Chove com feroz regularidade em Salvador há cerca de um mês. Já mencionei em texto anterior. O vento, soprado do mar, foi assustador em algumas noites. Sacudia o vidro das janelas e assoviava nas quinas dos edifícios como nos filmes de terror. E sempre a chuva, embaçando janelas, escorrendo caudalosa pelas fachadas dos edifícios, acumulando-se em poças, convertendo-se em torrente. Nem é preciso mencionar o céu escuro, plúmbeo. As nuvens filtravam uma luz metálica, melancólica.
A capital atravessa aquilo que se batizou de estação das chuvas. A expressão me agrada: tem até uma inspiração literária. Não há nada de errado no script, portanto: maio é sempre mês chuvoso em Salvador. Somente em junho, com a chegada do sol cálido inverno, é que as tempestades devem se dispersar.
Mas em maio também há dias de sol na capital baiana. Neles, a luminosidade é magnífica defronte ao mar. Há mil nuances que vão se sucedendo ao longo do dia. E tudo depende da disposição das nuvens, da interação com o sol, desses fenômenos atmosféricos que nem sempre a palavra alcança. O êxtase visual – quase um transe divino – traz uma ponta de frustração: não é possível traduzir aquilo. As palavras, coitadas, se acanham.
Quem pode se aventurar numa caminhada – a cautela com a pandemia recomenda poucos movimentos – não vem deixando de se extasiar com o Porto da Barra nos últimos dias. Ao meio-dia quase não há pedestres pelas cercanias. Quem caminha, contempla Itaparica à frente, em detalhes: morros curtos arredondados, as construções que se estendem pela orla, até algumas árvores, miúdas à distância, no cume dos morros.

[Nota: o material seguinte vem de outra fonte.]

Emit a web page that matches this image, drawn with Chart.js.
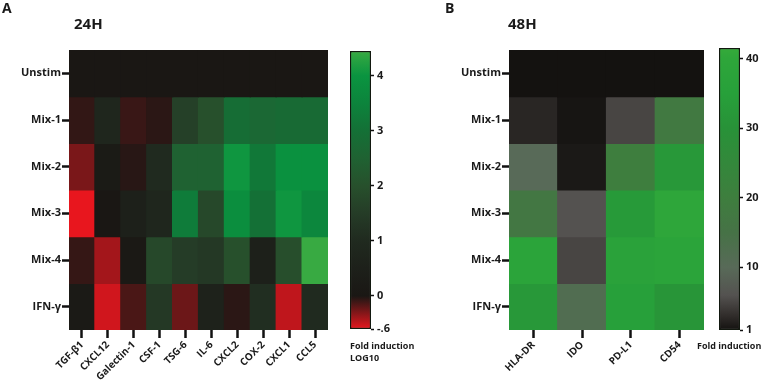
<!DOCTYPE html>
<html>
<head>
<meta charset="utf-8">
<script src="https://cdn.jsdelivr.net/npm/chart.js@4.4.1/dist/chart.umd.min.js"></script>
<style>
  html, body { margin: 0; padding: 0; background: #fff; }
  #wrap { position: relative; width: 764px; height: 387px; overflow: hidden; font-family: "Open Sans", Lato, sans-serif; color: #1a1a1a; }
  #wrap canvas { position: absolute; top: 0; }
  .txt { position: absolute; font-weight: 700; white-space: nowrap; line-height: 1; }
</style>
</head>
<body>
<div id="wrap">
  <canvas id="hmA" width="340" height="387" style="left:0"></canvas>
  <canvas id="cbA" width="60" height="387" style="left:350px"></canvas>
  <canvas id="hmB" width="330" height="387" style="left:380px"></canvas>
  <canvas id="cbB" width="45" height="387" style="left:719px"></canvas>
  <div class="txt" style="left:2px;top:1px;font-size:14px">A</div>
  <div class="txt" style="left:74px;top:16px;font-size:15px">24H</div>
  <div class="txt" style="left:445px;top:1px;font-size:14px">B</div>
  <div class="txt" style="left:508px;top:16px;font-size:15px">48H</div>
  <div class="txt" style="left:350px;top:341px;font-size:9px">Fold induction</div>
  <div class="txt" style="left:350px;top:353px;font-size:9px">LOG10</div>
  <div class="txt" style="left:697px;top:341px;font-size:9px">Fold induction</div>
</div>
<script>
(function () {
    'use strict';

    // rows shared by both panels (top to bottom)
    var ROWS = ['Unstim', 'Mix-1', 'Mix-2', 'Mix-3', 'Mix-4', 'IFN-\u03b3'];

    // panel A, 24H, fold induction LOG10
    var GENES_24H = ['TGF-\u03b21', 'CXCL12', 'Galectin-1', 'CSF-1', 'TSG-6', 'IL-6', 'CXCL2', 'COX-2', 'CXCL1', 'CCL5'];
    var UNSTIM_24H = [0, 0, 0, 0, 0, 0, 0, 0, 0, 0];
    var MIX1_24H   = [-0.07, 0.8, -0.09, -0.05, 1.6, 2.0, 2.9, 2.7, 2.8, 2.8];
    var MIX2_24H   = [-0.28, 0.2, -0.04, 1.0, 2.5, 2.5, 4.05, 3.2, 3.9, 3.9];
    var MIX3_24H   = [-0.6, 0.0, 0.5, 0.8, 3.3, 1.8, 3.8, 3.0, 4.05, 3.6];
    var MIX4_24H   = [-0.08, -0.4, 0.1, 1.8, 1.5, 1.4, 2.0, 0.5, 1.95, 4.45];
    var IFNG_24H   = [0.15, -0.53, -0.14, 1.4, -0.24, 0.6, -0.05, 1.1, -0.48, 1.0];
    var CBAR_24H_MIN = -0.6;
    var CBAR_24H_MAX = 4.45;
    var CBAR_24H_TICKS = [-0.6, 0, 1, 2, 3, 4];
    var CBAR_24H_LABELS = ['-.6', '0', '1', '2', '3', '4'];

    // panel B, 48H, fold induction
    var GENES_48H = ['HLA-DR', 'IDO', 'PD-L1', 'CD54'];
    var UNSTIM_48H = [1, 1, 1, 1];
    var MIX1_48H   = [2.5, 1.2, 5, 18];
    var MIX2_48H   = [10, 1.5, 20, 32];
    var MIX3_48H   = [17, 6, 33, 40];
    var MIX4_48H   = [38, 5, 37, 38];
    var IFNG_48H   = [32, 12, 35, 31];
    var CBAR_48H_MIN = 1;
    var CBAR_48H_MAX = 41.5;
    var CBAR_48H_TICKS = [1, 10, 20, 30, 40];
    var CBAR_48H_LABELS = ['1', '10', '20', '30', '40'];

    // colour maps
    var STOPS_24H = [
        [-0.6, '#e8161e'], [0, '#1a1714'], [0.5, '#1d201a'], [1, '#202a1f'],
        [1.5, '#253c27'], [2, '#27502c'], [2.5, '#1f6232'], [3, '#147036'],
        [3.5, '#0c843c'], [4, '#0a9440'], [4.45, '#38aa42']
    ];
    var STOPS_48H = [
        [1, '#141210'], [3, '#302c2a'], [6, '#545250'], [10, '#586a58'],
        [15, '#467246'], [20, '#3e7e3e'], [30, '#289238'], [35, '#27a03a'],
        [40, '#2ea63a'], [41.5, '#35aa3a']
    ];

    var TEXT = '#1a1a1a';
    var FONT_Y = { family: '"Open Sans", Lato, sans-serif', size: 11, weight: 'bold' };
    var FONT_X = { family: '"Open Sans", Lato, sans-serif', size: 10, weight: 'bold' };

    function hexRgb(h) {
        return [parseInt(h.substr(1, 2), 16), parseInt(h.substr(3, 2), 16), parseInt(h.substr(5, 2), 16)];
    }

    function colorAt(stops, v) {
        if (v <= stops[0][0]) { return stops[0][1]; }
        for (var i = 1; i < stops.length; i++) {
            if (v <= stops[i][0]) {
                var t = (v - stops[i - 1][0]) / (stops[i][0] - stops[i - 1][0]);
                var a = hexRgb(stops[i - 1][1]), b = hexRgb(stops[i][1]);
                return 'rgb(' + Math.round(a[0] + (b[0] - a[0]) * t) + ',' +
                    Math.round(a[1] + (b[1] - a[1]) * t) + ',' +
                    Math.round(a[2] + (b[2] - a[2]) * t) + ')';
            }
        }
        return stops[stops.length - 1][1];
    }

    function heatmap(id, cols, values, stops, yWidth, padRight) {
        var datasets = [];
        for (var r = 0; r < ROWS.length; r++) {
            var cells = [];
            for (var c = 0; c < cols.length; c++) { cells.push([r, r + 1]); }
            datasets.push({
                label: ROWS[r],
                data: cells,
                backgroundColor: values[r].map(function (v) { return colorAt(stops, v); }),
                borderWidth: 0,
                inflateAmount: 0.6,
                grouped: false,
                barPercentage: 1,
                categoryPercentage: 1
            });
        }
        return new Chart(document.getElementById(id), {
            type: 'bar',
            data: { labels: cols, datasets: datasets },
            options: {
                responsive: false,
                animation: false,
                layout: { padding: { top: 50, right: padRight, left: 0, bottom: 0 } },
                plugins: { legend: { display: false }, tooltip: { enabled: false } },
                scales: {
                    x: {
                        grid: { offset: false, drawOnChartArea: false, tickLength: 8, tickWidth: 2.5, tickColor: '#111' },
                        border: { display: false },
                        ticks: { maxRotation: 45, minRotation: 45, autoSkip: false, font: FONT_X, color: TEXT, padding: 1 },
                        afterFit: function (s) { s.height = 57; }
                    },
                    y: {
                        min: 0,
                        max: ROWS.length,
                        reverse: true,
                        afterBuildTicks: function (s) {
                            s.ticks = ROWS.map(function (_, i) { return { value: i + 0.5 }; });
                        },
                        ticks: {
                            autoSkip: false, font: FONT_Y, color: TEXT, padding: 1,
                            callback: function (v, i) { return ROWS[i]; }
                        },
                        grid: { drawOnChartArea: false, tickLength: 7, tickWidth: 2.5, tickColor: '#111' },
                        border: { display: false },
                        afterFit: function (s) { s.width = yWidth; }
                    }
                }
            }
        });
    }

    function colorbar(id, min, max, ticks, labels, stops, top, bottom, axisWidth) {
        return new Chart(document.getElementById(id), {
            type: 'bar',
            data: {
                labels: [''],
                datasets: [{
                    data: [[min, max]],
                    backgroundColor: function (ctx) {
                        var ch = ctx.chart;
                        if (!ch.chartArea) { return stops[0][1]; }
                        var ys = ch.scales.y;
                        var g = ch.ctx.createLinearGradient(0, ys.getPixelForValue(min), 0, ys.getPixelForValue(max));
                        for (var i = 0; i < stops.length; i++) {
                            g.addColorStop((stops[i][0] - min) / (max - min), stops[i][1]);
                        }
                        return g;
                    },
                    borderColor: '#12180f',
                    borderWidth: 1.5,
                    borderSkipped: false,
                    barPercentage: 1,
                    categoryPercentage: 1
                }]
            },
            options: {
                responsive: false,
                animation: false,
                layout: { padding: { top: top, bottom: bottom, left: 0, right: 0 } },
                plugins: { legend: { display: false }, tooltip: { enabled: false } },
                scales: {
                    x: { display: false },
                    y: {
                        position: 'right',
                        min: min,
                        max: max,
                        afterBuildTicks: function (s) {
                            s.ticks = ticks.map(function (v) { return { value: v }; });
                        },
                        ticks: {
                            autoSkip: false, font: FONT_Y, color: TEXT, padding: 3,
                            callback: function (v, i) { return labels[i]; }
                        },
                        grid: { drawOnChartArea: false, tickLength: 3, tickWidth: 1.5, tickColor: '#111' },
                        border: { display: false },
                        afterFit: function (s) { s.width = axisWidth; }
                    }
                }
            }
        });
    }

    heatmap('hmA', GENES_24H, [UNSTIM_24H, MIX1_24H, MIX2_24H, MIX3_24H, MIX4_24H, IFNG_24H], STOPS_24H, 69, 12);
    colorbar('cbA', CBAR_24H_MIN, CBAR_24H_MAX, CBAR_24H_TICKS, CBAR_24H_LABELS, STOPS_24H, 51, 58, 39);
    heatmap('hmB', GENES_48H, [UNSTIM_48H, MIX1_48H, MIX2_48H, MIX3_48H, MIX4_48H, IFNG_48H], STOPS_48H, 129, 6);
    colorbar('cbB', CBAR_48H_MIN, CBAR_48H_MAX, CBAR_48H_TICKS, CBAR_48H_LABELS, STOPS_48H, 48, 57, 24);
})();
</script>
</body>
</html>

Que dizer, então, das ilhas e do fundo da Baía de Todos os Santos? São perfeitamente visíveis da praia do porto. Numa manhã de luminosidade irretocável estão lá, com suas curvas suaves, com seu azul indevassável, com seus silêncios apenas intuídos. Sem aquele movimento habitual, fica fácil parar e ver. Com menos carros circulando a névoa de poluição se dissipa, aumentando a visibilidade.
É muito raro ver o agitado Porto da Barra naquela quietude. Mesmo nos meses de chuva, quando o soteropolitano – avesso ao céu cinzento – se retrai. Na capital, as medidas restritivas aproximam-se dos 60 dias. E devem se estender ainda mais, porque a pandemia, por aqui, ainda não chegou no seu auge.
Não é exagero afirmar que as lembranças desses dias incomuns vão sobreviver na memória coletiva por décadas.